WRITTEN REQUEST: Using the listing below, report all lines holding the word "chart".

Records with drawing code:
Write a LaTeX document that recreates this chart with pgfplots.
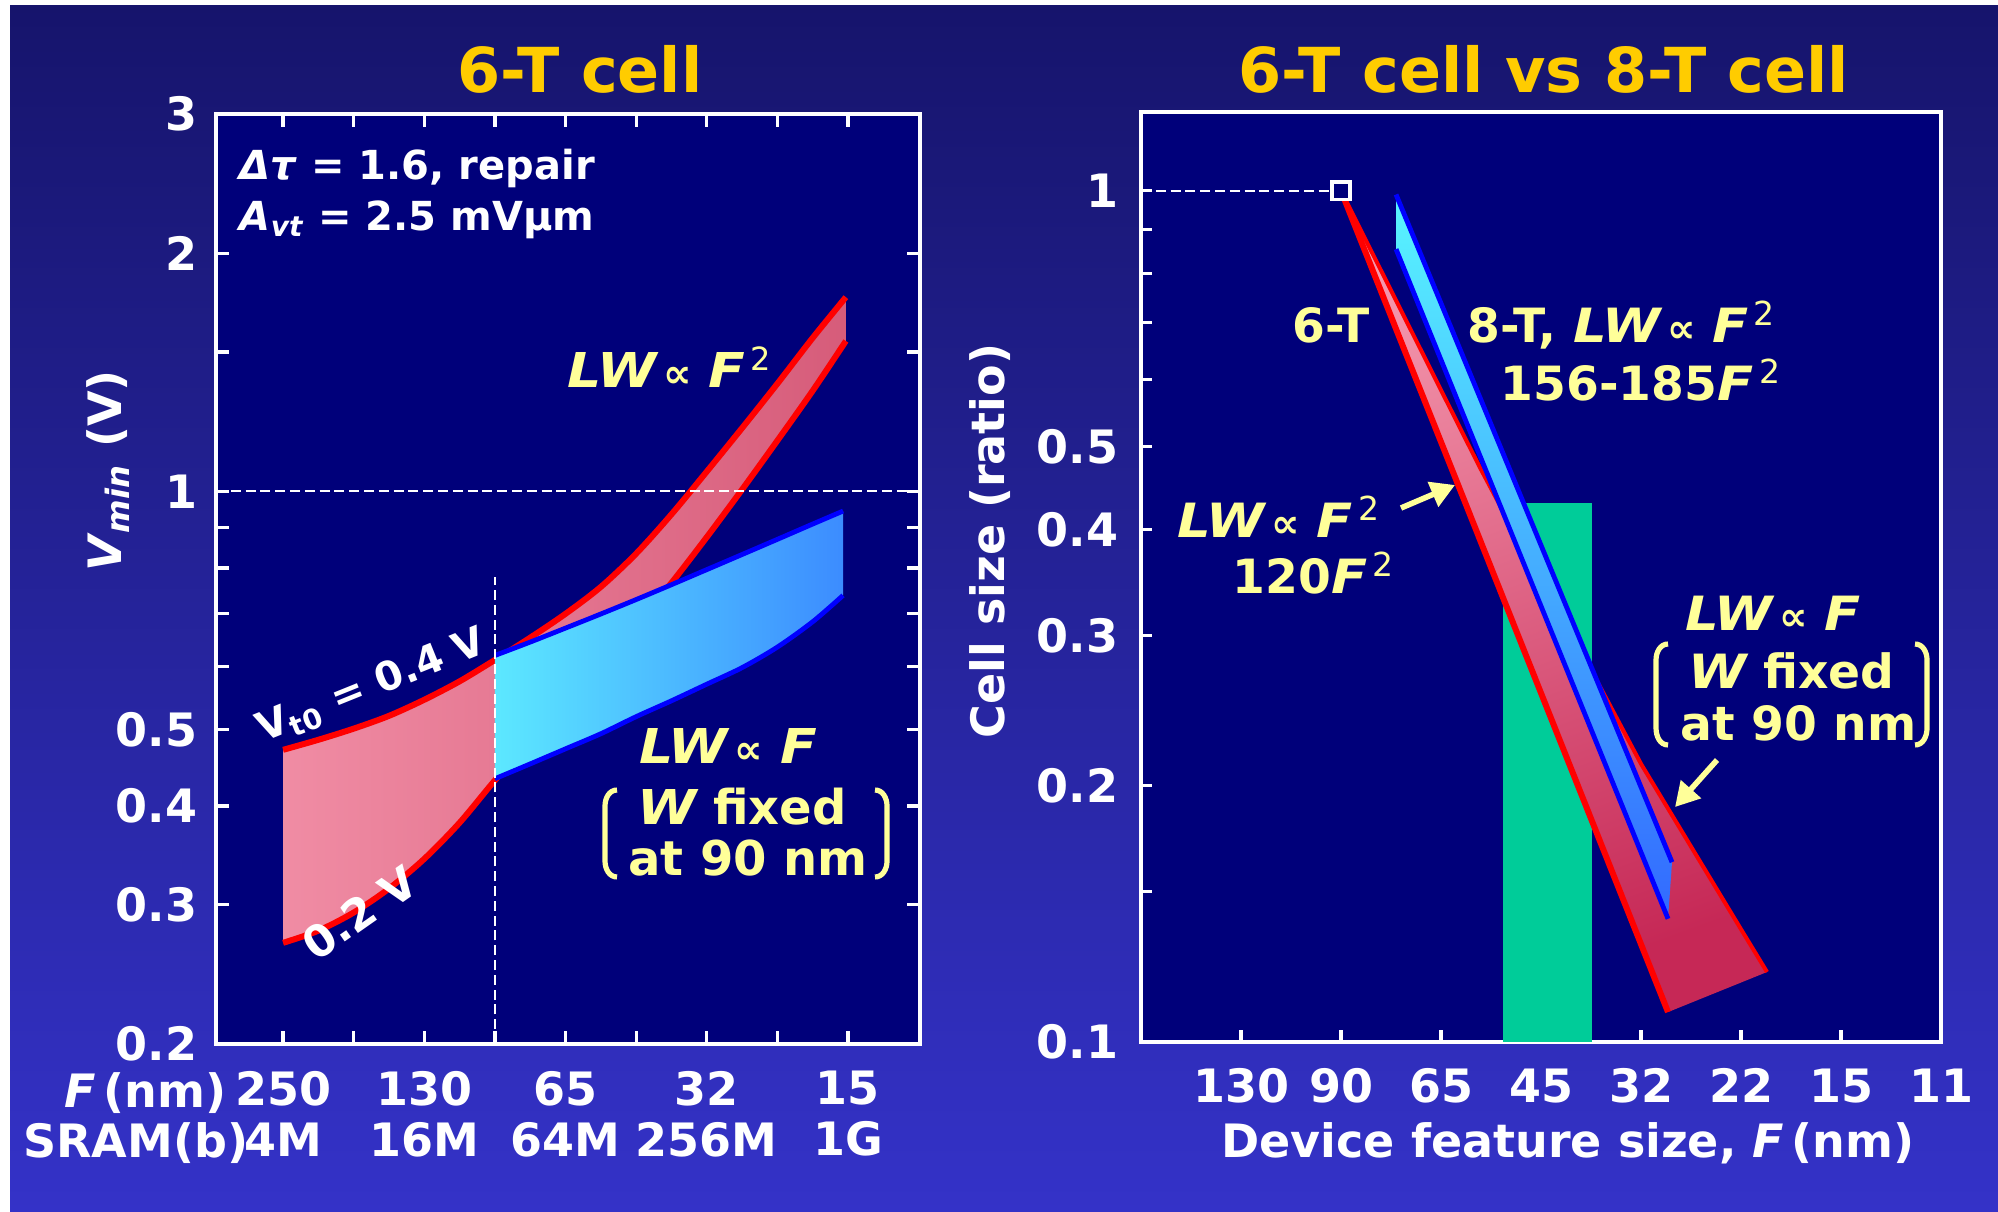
\documentclass[border=0pt]{standalone}
\usepackage{pgfplots}
\pgfplotsset{compat=1.18}
\usepackage{graphicx}
\usepackage{fontspec}
\setmainfont{DejaVu Sans}
\usetikzlibrary{arrows.meta}
\definecolor{bgtop}{RGB}{22,20,108}
\definecolor{bgbot}{RGB}{52,50,200}
\definecolor{navy}{RGB}{0,0,122}
\definecolor{gold}{RGB}{255,204,0}
\definecolor{annot}{RGB}{255,255,153}
\definecolor{pinkL}{RGB}{240,140,164}
\definecolor{pinkD}{RGB}{214,92,122}
\definecolor{pinkT}{RGB}{244,152,174}
\definecolor{pinkB}{RGB}{198,40,86}
\definecolor{cyanL}{RGB}{92,232,255}
\definecolor{blueR}{RGB}{60,140,255}
\definecolor{cyanT}{RGB}{88,245,255}
\definecolor{blueB}{RGB}{50,105,255}
\definecolor{teal}{RGB}{0,204,153}
\newcommand{\fs}[1]{\fontsize{#1}{#1}\selectfont\bfseries}
\newcommand{\iw}[1]{\scalebox{1.12}[1]{\itshape #1}}
\newcommand{\prop}{{\upshape\fontsize{10}{10}\selectfont\,∝}}
\newcommand{\sq}{\textsuperscript{\mdseries\,2}}
\begin{document}
\begin{tikzpicture}
\begin{scope}[x=0.25pt,y=-0.25pt,yshift=302.75pt]
\fill[white] (0,0) rectangle (1998,1211);
\shade[top color=bgtop,bottom color=bgbot] (10,6) rectangle (1998,1211);
\end{scope}

% ---------------- left axis ----------------
\begin{axis}[
  at={(54pt,41.75pt)}, anchor=south west, scale only axis,
  width=176pt, height=232.5pt,
  xmin=-0.95, xmax=9.02, ymin=0.2, ymax=3, ymode=log,
  axis background/.style={fill=navy},
  axis line style={white, line width=1pt},
  xtick={0,...,8},
  xticklabels={{250\\4M},{},{130\\16M},{},{65\\64M},{},{32\\256M},{},{15\\1G}},
  ytick={0.2,0.3,0.4,0.5,1,2,3},
  yticklabels={0.2,0.3,0.4,0.5,1,2,3},
  minor ytick={0.6,0.7,0.8,0.9,1.5},
  tick align=inside, tickpos=both,
  major tick length=3.2pt, minor tick length=3.2pt,
  every tick/.style={white, line width=0.8pt},
  minor tick style={white, line width=0.8pt},
  every tick label/.append style={white, font=\fontsize{11.5}{12.75}\selectfont\bfseries},
  xticklabel style={align=center, yshift=-3.3pt},
  yticklabel style={xshift=-1.2pt},
]
% red band (LW ~ F^2)
\addplot[draw=none, left color=pinkL, right color=pinkD] coordinates {
 (0,0.471) (0.5,0.485) (1,0.501) (1.5,0.520) (2,0.545) (2.5,0.575) (3,0.612) (3.5,0.653) (4,0.700) (4.5,0.757) (5,0.834) (5.5,0.935) (6,1.059) (6.5,1.202) (7,1.368) (7.5,1.563) (7.97,1.76)
 (7.97,1.549) (7.5,1.340) (7,1.159) (6.5,1.005) (6,0.875) (5.5,0.766) (5,0.679) (4.5,0.605) (4,0.541) (3.5,0.483) (3,0.431) (2.5,0.381) (2,0.343) (1.5,0.3145) (1,0.2933) (0.5,0.2782) (0,0.2685)
} --cycle;
\addplot[red, line width=1.5pt, smooth] coordinates {
 (0,0.471) (0.5,0.485) (1,0.501) (1.5,0.520) (2,0.545) (2.5,0.575) (3,0.612) (3.5,0.653) (4,0.700) (4.5,0.757) (5,0.834) (5.5,0.935) (6,1.059) (6.5,1.202) (7,1.368) (7.5,1.563) (7.97,1.76)};
\addplot[red, line width=1.5pt, smooth] coordinates {
 (0,0.2685) (0.5,0.2782) (1,0.2933) (1.5,0.3145) (2,0.343) (2.5,0.381) (3,0.431) (3.5,0.483) (4,0.541) (4.5,0.605) (5,0.679) (5.5,0.766) (6,0.875) (6.5,1.005) (7,1.159) (7.5,1.340) (7.97,1.549)};
% blue band (LW ~ F)
\addplot[draw=none, left color=cyanL, right color=blueR] coordinates {
 (3,0.620) (3.5,0.6447) (4,0.6714) (4.5,0.6996) (5,0.7296) (5.5,0.7619) (6,0.7961) (6.5,0.8318) (7,0.8694) (7.5,0.909) (7.93,0.944)
 (7.93,0.7385) (7.5,0.6839) (7,0.6353) (6.5,0.5984) (6,0.5702) (5.5,0.5433) (5,0.5188) (4.5,0.4936) (4,0.4724) (3.5,0.4521) (3,0.433)
} --cycle;
\addplot[blue, line width=1.2pt, smooth] coordinates {
 (3,0.620) (3.5,0.6447) (4,0.6714) (4.5,0.6996) (5,0.7296) (5.5,0.7619) (6,0.7961) (6.5,0.8318) (7,0.8694) (7.5,0.909) (7.93,0.944)};
\addplot[blue, line width=1.2pt, smooth] coordinates {
 (3,0.433) (3.5,0.4521) (4,0.4724) (4.5,0.4936) (5,0.5188) (5.5,0.5433) (6,0.5702) (6.5,0.5984) (7,0.6353) (7.5,0.6839) (7.93,0.7385)};
% dashed guides
\addplot[white, line width=0.5pt, dash pattern=on 2.5pt off 1.2pt] coordinates {(-0.95,1) (9.02,1)};
\addplot[white, line width=0.5pt, dash pattern=on 2.5pt off 1.2pt] coordinates {(3,0.2) (3,0.78)};
\end{axis}

% ---------------- right axis ----------------
\begin{axis}[
  at={(285.25pt,42.375pt)}, anchor=south west, scale only axis,
  width=200pt, height=232.4pt,
  xmin=0, xmax=8, ymin=0.1, ymax=1.238, ymode=log,
  axis background/.style={fill=navy},
  axis line style={white, line width=1pt},
  xtick={1,...,8},
  xticklabels={130,90,65,45,32,22,15,11},
  ytick={0.1,0.2,0.3,0.4,0.5,1},
  yticklabels={0.1,0.2,0.3,0.4,0.5,1},
  minor ytick={0.15,0.6,0.7,0.8,0.9},
  tick align=inside, xtick pos=bottom, ytick pos=left,
  major tick length=2.8pt, minor tick length=2.8pt,
  every tick/.style={white, line width=0.8pt},
  minor tick style={white, line width=0.8pt},
  every tick label/.append style={white, font=\fontsize{11.5}{12.75}\selectfont\bfseries},
  xticklabel style={yshift=-3.3pt},
  yticklabel style={xshift=-2.2pt},
]
\addplot[fill=teal, draw=none] coordinates {(3.62,0.1) (3.62,0.43) (4.51,0.43) (4.51,0.1)} --cycle;
% 6-T band
\addplot[draw=none, top color=pinkT, bottom color=pinkB, shading angle=20] coordinates {
 (2,1) (5.27,0.1083) (6.26,0.1207) (6,0.1355) (5,0.212) (4.52,0.2708) (4,0.346) (3.39,0.4726) (3,0.583) (2,1)} --cycle;
\addplot[red, line width=1.5pt] coordinates {(2,1) (5.27,0.1083)};
\addplot[red, line width=1.0pt] coordinates {(2,1) (3,0.583) (3.39,0.4726) (4,0.346) (4.52,0.2708) (5,0.212) (6,0.1355) (6.26,0.1207)};
% 8-T band
\addplot[draw=none, top color=cyanT, bottom color=blueB] coordinates {
 (2.55,0.99) (5.31,0.1625) (5.27,0.1394) (2.55,0.854)} --cycle;
\addplot[blue, line width=1.2pt] coordinates {(2.55,0.99) (5.31,0.1625)};
\addplot[blue, line width=1.2pt] coordinates {(2.55,0.854) (5.27,0.1394)};
% reference at 90 nm
\addplot[white, line width=0.5pt, dash pattern=on 2.5pt off 1.2pt] coordinates {(0,1) (1.9,1)};
\addplot[only marks, mark=square*, mark size=2.2pt, mark options={draw=white, fill=navy, line width=0.9pt}] coordinates {(2,1)};
\end{axis}

% ---------------- annotations ----------------
\begin{scope}[x=0.25pt,y=-0.25pt,yshift=302.75pt]
\node[anchor=base, gold, font=\fs{15.5}] at (580,93) {6-T cell};
\node[anchor=base, gold, font=\fs{15.5}] at (1544,93) {6-T cell vs 8-T cell};
\node[rotate=90, white, font=\fs{11.5}] at (108,471) {\textit{V}\textsubscript{\itshape min} (V)};
\node[rotate=90, white, font=\fs{11.5}] at (990,541) {Cell size (ratio)};
\node[anchor=base, white, font=\fs{11.5}] at (1568,1157) {Device feature size, \textit{F}\,(nm)};
\node[anchor=base east, inner sep=0pt, white, font=\fs{11.5}] at (227,1107) {\textit{F}\,(nm)};
\node[anchor=base east, inner sep=0pt, white, font=\fs{11.5}] at (249,1157) {SRAM(b)};
% left chart texts
\node[anchor=base west, inner sep=0pt, white, font=\fs{10}] at (239,180) {\textit{Δτ} = 1.6, repair};
\node[anchor=base west, inner sep=0pt, white, font=\fs{10}] at (239,231) {\textit{A}\textsubscript{\itshape vt} = 2.5 mVμm};
\node[anchor=base west, inner sep=0pt, annot, font=\fs{12}] at (567,388) {\iw{LW}\prop\ \iw{F}\sq};
\node[anchor=base, inner sep=0pt, rotate=22, white, font=\fs{10}] at (376,697) {V\textsubscript{t0} = 0.4 V};
\node[anchor=base, inner sep=0pt, rotate=35, white, font=\fs{11}] at (369,926) {0.2 V};
\node[anchor=base, inner sep=0pt, annot, font=\fs{12}] at (728,763) {\iw{LW}\prop\ \iw{F}};
\node[anchor=base, inner sep=0pt, annot, font=\fs{12}] at (742,824) {\iw{W} fixed};
\node[anchor=base, inner sep=0pt, annot, font=\fs{12}] at (748,875) {at 90 nm};
\draw[annot, line width=1.3pt] (617,790) to[out=180,in=90] (605,806) -- (605,861) to[out=-90,in=180] (617,877);
\draw[annot, line width=1.3pt] (875,790) to[out=0,in=90] (887,806) -- (887,861) to[out=-90,in=0] (875,877);
% right chart texts
\node[anchor=base, inner sep=0pt, annot, font=\fs{11.8}] at (1331,343) {6-T};
\node[anchor=base west, inner sep=0pt, annot, font=\fs{11.8}] at (1467,343) {8-T, \iw{LW}\prop\ \iw{F}\sq};
\node[anchor=base west, inner sep=0pt, annot, font=\fs{11.8}] at (1500,401) {156-185\iw{F}\sq};
\node[anchor=base west, inner sep=0pt, annot, font=\fs{11.8}] at (1177,538) {\iw{LW}\prop\ \iw{F}\sq};
\node[anchor=base west, inner sep=0pt, annot, font=\fs{11.8}] at (1232,594) {120\iw{F}\sq};
\node[anchor=base west, inner sep=0pt, annot, font=\fs{11.8}] at (1685,630) {\iw{LW}\prop\ \iw{F}};
\node[anchor=base west, inner sep=0pt, annot, font=\fs{11.8}] at (1688,688) {\iw{W} fixed};
\node[anchor=base west, inner sep=0pt, annot, font=\fs{11.8}] at (1680,740) {at 90 nm};
\draw[annot, line width=1.3pt] (1668,644) to[out=180,in=90] (1656,660) -- (1656,728) to[out=-90,in=180] (1668,745);
\draw[annot, line width=1.3pt] (1915,644) to[out=0,in=90] (1927,660) -- (1927,728) to[out=-90,in=0] (1915,745);
\draw[annot, line width=1.4pt, -{Triangle[length=6pt,width=6.5pt]}] (1401,508) -- (1455,485);
\draw[annot, line width=1.4pt, -{Triangle[length=6pt,width=6.5pt]}] (1717,760) -- (1675,807);
\end{scope}
\pgfresetboundingbox
\path[use as bounding box] (0,0) rectangle (499.5pt,302.75pt);
\end{tikzpicture}
\end{document}
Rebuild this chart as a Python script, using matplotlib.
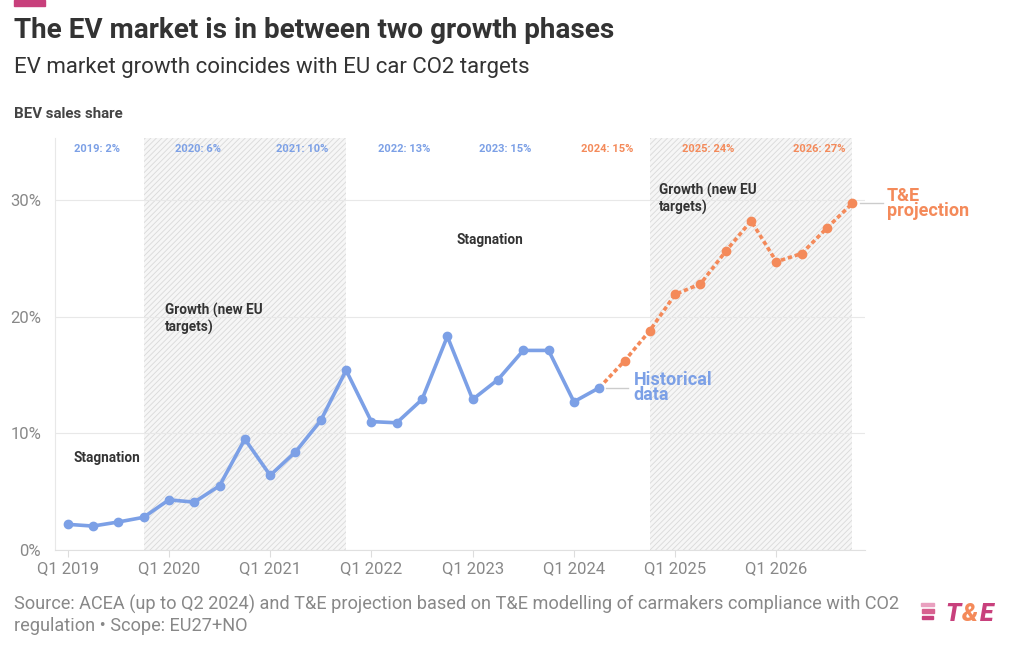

ANSWER TO THE EXERCISE:
Write a LaTeX document that recreates this chart with pgfplots.
% left chart texts
% right chart texts
Rebuild this chart as a Python script, using matplotlib.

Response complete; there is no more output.